> [Objective] All of the data that follows should be retyped exactly, please, except the pictures.

··········

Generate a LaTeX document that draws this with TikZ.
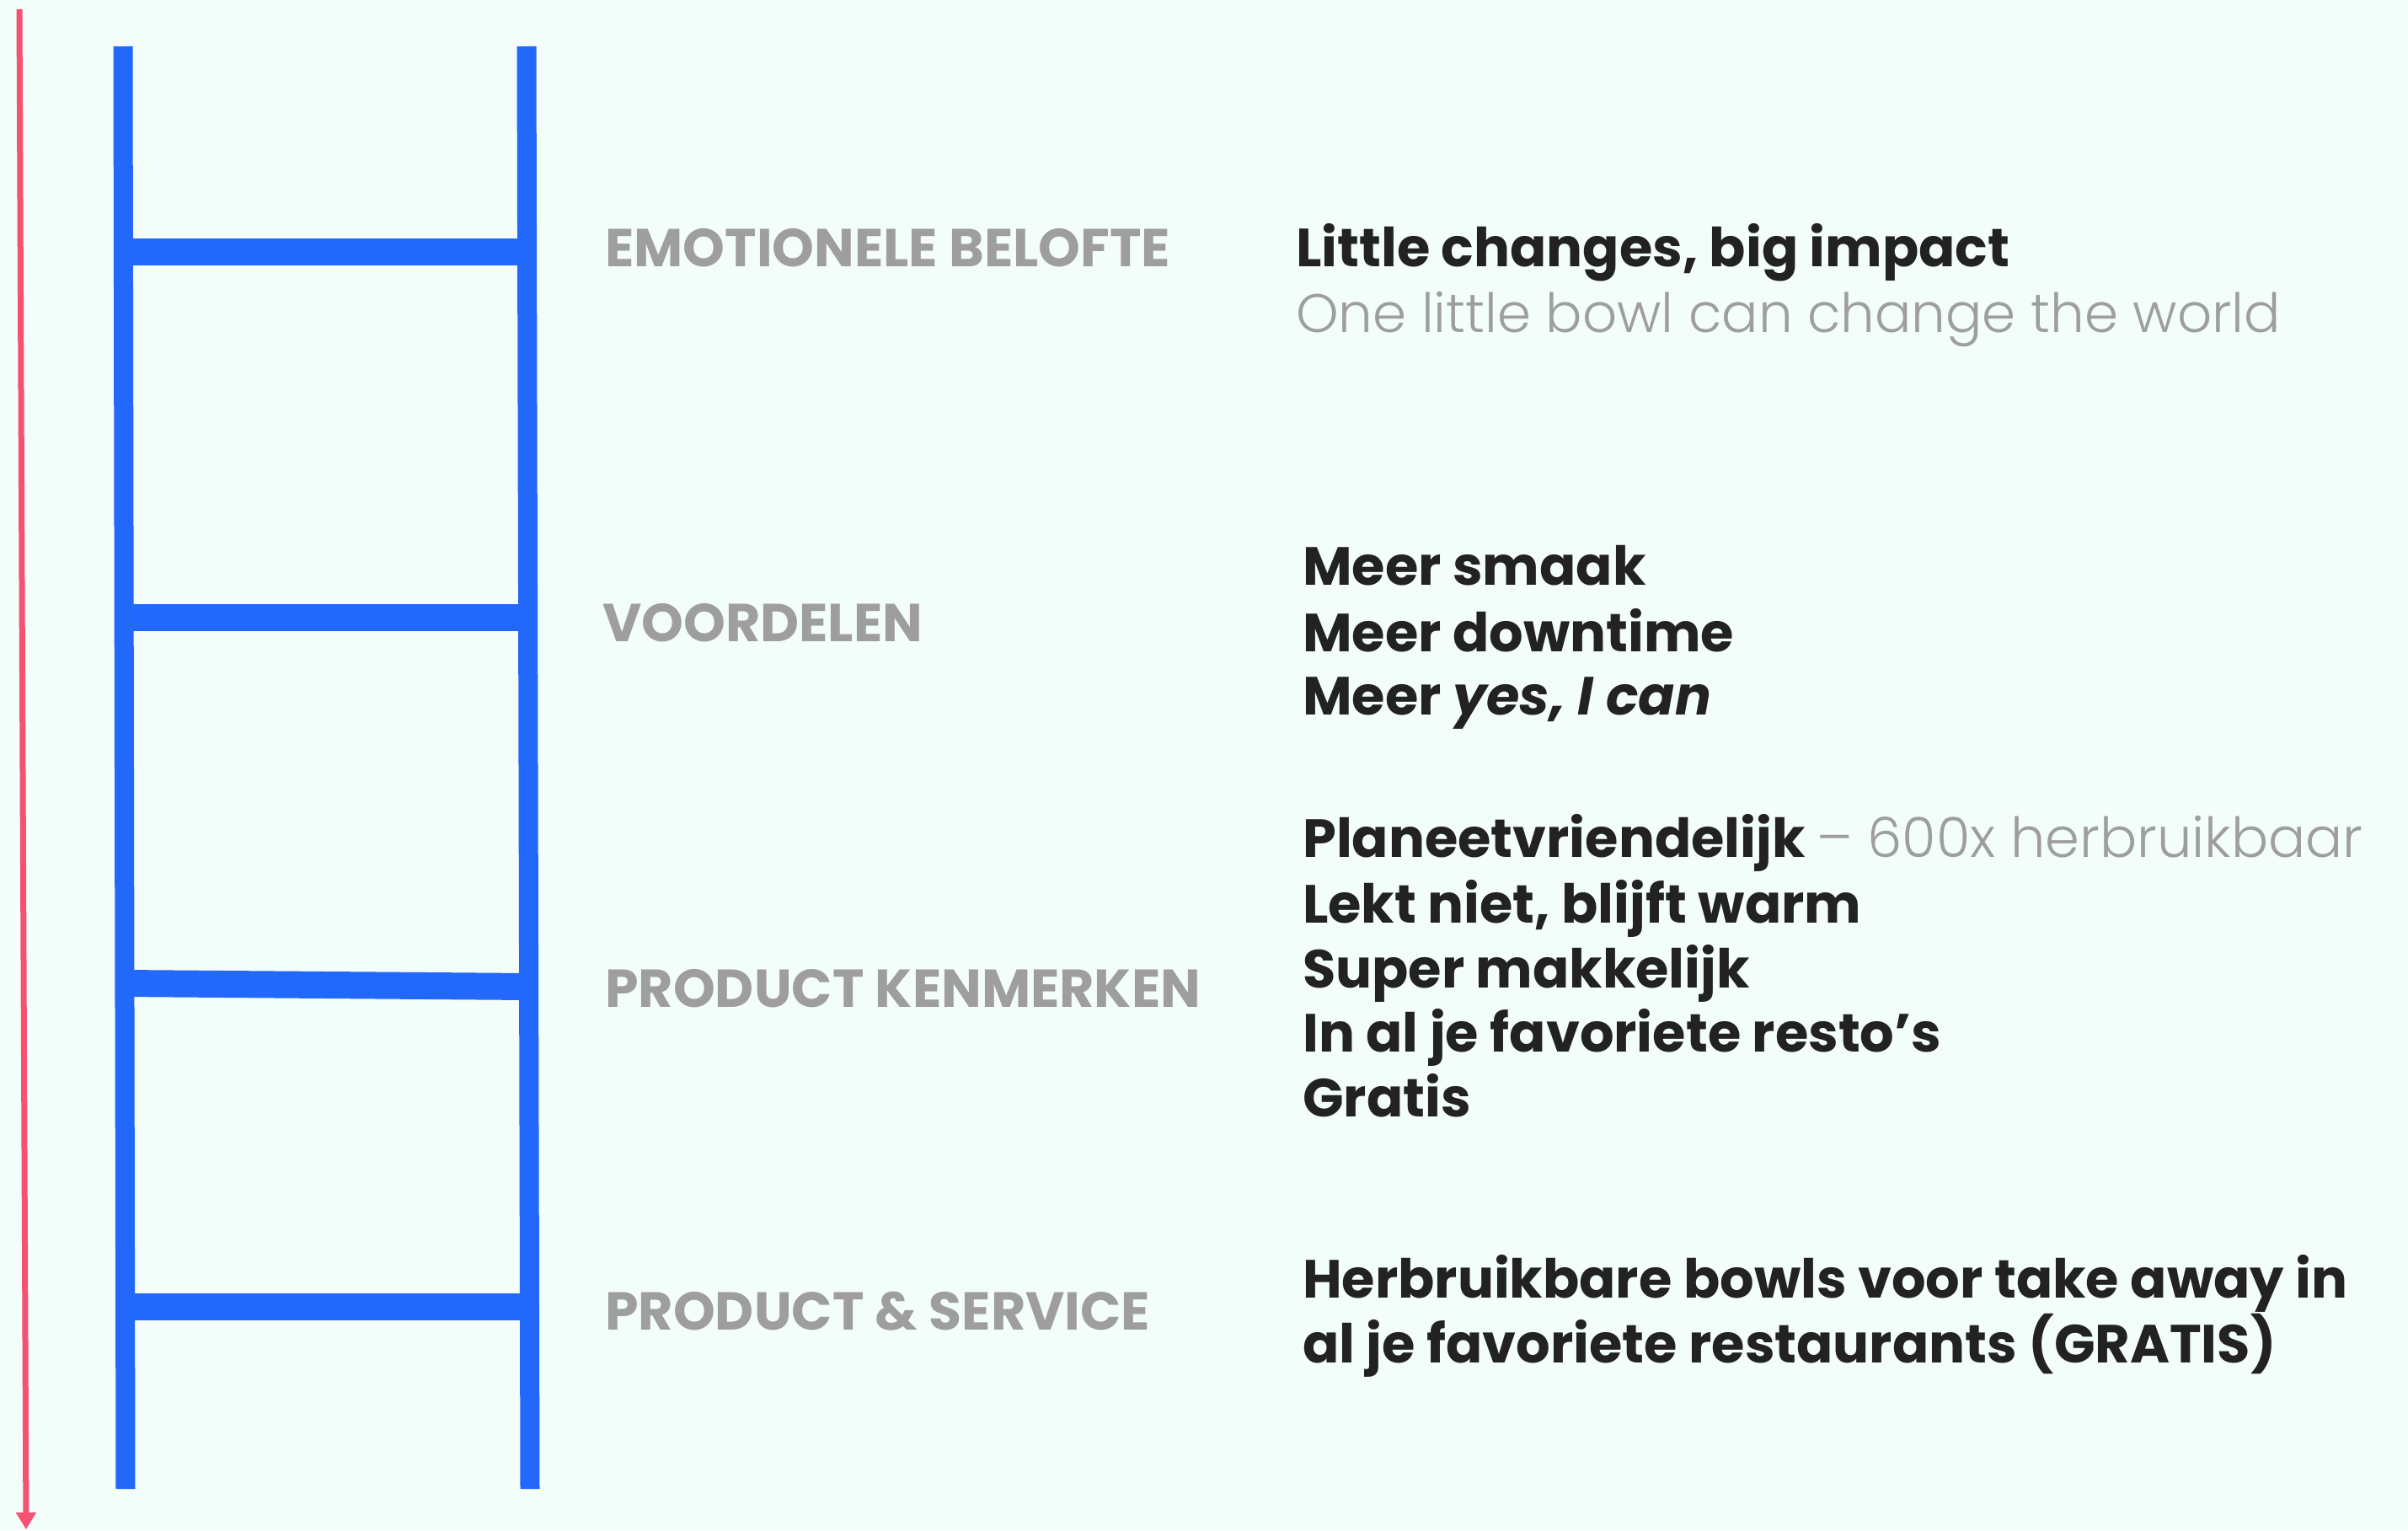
\documentclass[tikz,border=0pt]{standalone}
\usepackage{fontspec}
\setmainfont{Poppins}
\newfontfamily\poplight{Poppins}[UprightFont=* Light]
\usetikzlibrary{arrows.meta}
\definecolor{bgc}{HTML}{F3FDF9}
\definecolor{ladder}{HTML}{2269FB}
\definecolor{arrowc}{HTML}{F45270}
\definecolor{graytxt}{HTML}{9E9E9E}
\definecolor{darktxt}{HTML}{222222}
\tikzset{
  rail/.style={ladder, line width=23pt, line cap=butt},
  rung/.style={ladder, line width=32pt, line cap=butt},
  lvl/.style={anchor=base west, inner sep=0pt, text=graytxt, font=\fontsize{63.4}{63.4}\selectfont\bfseries},
  main/.style={anchor=base west, inner sep=0pt, text=darktxt, font=\fontsize{63.8}{63.8}\selectfont\bfseries},
  sub/.style={anchor=base west, inner sep=0pt, text=graytxt, font=\fontsize{64.3}{64.3}\selectfont\poplight},
}
\begin{document}
\begin{tikzpicture}[x=1pt,y=-1pt]
\fill[bgc] (0,0) rectangle (2858,1816);
\useasboundingbox (0,0) rectangle (2858,1816);
% arrow
\coordinate (atop) at (23,11);
\coordinate (abot) at (31,1815);
\draw[arrowc, line width=7pt, -{Triangle[length=20pt,width=23pt]}] (atop) -- (abot);
% ladder
\coordinate (lt) at (146,55);
\coordinate (lb) at (149,1767);
\coordinate (rt) at (625,55);
\coordinate (rb) at (629,1767);
\draw[rail] (lt) -- (lb);
\draw[rail] (rt) -- (rb);
\draw[rung] (147,299) -- (626,299);
\draw[rung] (147,733) -- (627,733);
\draw[rung] (148,1167) -- (628,1171);
\draw[rung] (148,1551) -- (628,1551);
% labels
\node[lvl] (l1) at (718,316) {EMOTIONELE BELOFTE};
\node[lvl] (l2) at (715,761) {VOORDELEN};
\node[lvl] (l3) at (718,1195) {PRODUCT KENMERKEN};
\node[lvl] (l4) at (718,1578) {PRODUCT \& SERVICE};
% texts
\node[main] (t1) at (1538,316) {Little changes, big impact};
\node[sub] (t1b) at (1538,394) {One little bowl can change the world};
\node[main] (t2a) at (1546,694) {Meer smaak};
\node[main] (t2b) at (1546,773) {Meer downtime};
\node[main] (t2c) at (1546,848) {Meer \textit{yes, I can}};
\node[main] (t3a) at (1546,1017) {Planeetvriendelijk {\mdseries\poplight\fontsize{65.5}{65.5}\selectfont\color{graytxt} – 600x herbruikbaar}};
\node[main] (t3b) at (1546,1095) {Lekt niet, blijft warm};
\node[main] (t3c) at (1546,1172) {Super makkelijk};
\node[main] (t3d) at (1546,1248) {In al je favoriete resto’s};
\node[main] (t3e) at (1546,1325) {Gratis};
\node[main] (t4a) at (1546,1540) {Herbruikbare bowls voor take away in};
\node[main] (t4b) at (1546,1617) {al je favoriete restaurants (GRATIS)};
\end{tikzpicture}
\end{document}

··········

> [The output]
Generate a LaTeX document that draws this with TikZ.
\documentclass[tikz,border=0pt]{standalone}
\usepackage{fontspec}
\setmainfont{Poppins}
\newfontfamily\poplight{Poppins}[UprightFont=* Light]
\usetikzlibrary{arrows.meta}
\definecolor{bgc}{HTML}{F3FDF9}
\definecolor{ladder}{HTML}{2269FB}
\definecolor{arrowc}{HTML}{F45270}
\definecolor{graytxt}{HTML}{9E9E9E}
\definecolor{darktxt}{HTML}{222222}
\tikzset{
  rail/.style={ladder, line width=23pt, line cap=butt},
  rung/.style={ladder, line width=32pt, line cap=butt},
  lvl/.style={anchor=base west, inner sep=0pt, text=graytxt, font=\fontsize{63.4}{63.4}\selectfont\bfseries},
  main/.style={anchor=base west, inner sep=0pt, text=darktxt, font=\fontsize{63.8}{63.8}\selectfont\bfseries},
  sub/.style={anchor=base west, inner sep=0pt, text=graytxt, font=\fontsize{64.3}{64.3}\selectfont\poplight},
}
\begin{document}
\begin{tikzpicture}[x=1pt,y=-1pt]
\fill[bgc] (0,0) rectangle (2858,1816);
\useasboundingbox (0,0) rectangle (2858,1816);
% arrow
\coordinate (atop) at (23,11);
\coordinate (abot) at (31,1815);
\draw[arrowc, line width=7pt, -{Triangle[length=20pt,width=23pt]}] (atop) -- (abot);
% ladder
\coordinate (lt) at (146,55);
\coordinate (lb) at (149,1767);
\coordinate (rt) at (625,55);
\coordinate (rb) at (629,1767);
\draw[rail] (lt) -- (lb);
\draw[rail] (rt) -- (rb);
\draw[rung] (147,299) -- (626,299);
\draw[rung] (147,733) -- (627,733);
\draw[rung] (148,1167) -- (628,1171);
\draw[rung] (148,1551) -- (628,1551);
% labels
\node[lvl] (l1) at (718,316) {EMOTIONELE BELOFTE};
\node[lvl] (l2) at (715,761) {VOORDELEN};
\node[lvl] (l3) at (718,1195) {PRODUCT KENMERKEN};
\node[lvl] (l4) at (718,1578) {PRODUCT \& SERVICE};
% texts
\node[main] (t1) at (1538,316) {Little changes, big impact};
\node[sub] (t1b) at (1538,394) {One little bowl can change the world};
\node[main] (t2a) at (1546,694) {Meer smaak};
\node[main] (t2b) at (1546,773) {Meer downtime};
\node[main] (t2c) at (1546,848) {Meer \textit{yes, I can}};
\node[main] (t3a) at (1546,1017) {Planeetvriendelijk {\mdseries\poplight\fontsize{65.5}{65.5}\selectfont\color{graytxt} – 600x herbruikbaar}};
\node[main] (t3b) at (1546,1095) {Lekt niet, blijft warm};
\node[main] (t3c) at (1546,1172) {Super makkelijk};
\node[main] (t3d) at (1546,1248) {In al je favoriete resto’s};
\node[main] (t3e) at (1546,1325) {Gratis};
\node[main] (t4a) at (1546,1540) {Herbruikbare bowls voor take away in};
\node[main] (t4b) at (1546,1617) {al je favoriete restaurants (GRATIS)};
\end{tikzpicture}
\end{document}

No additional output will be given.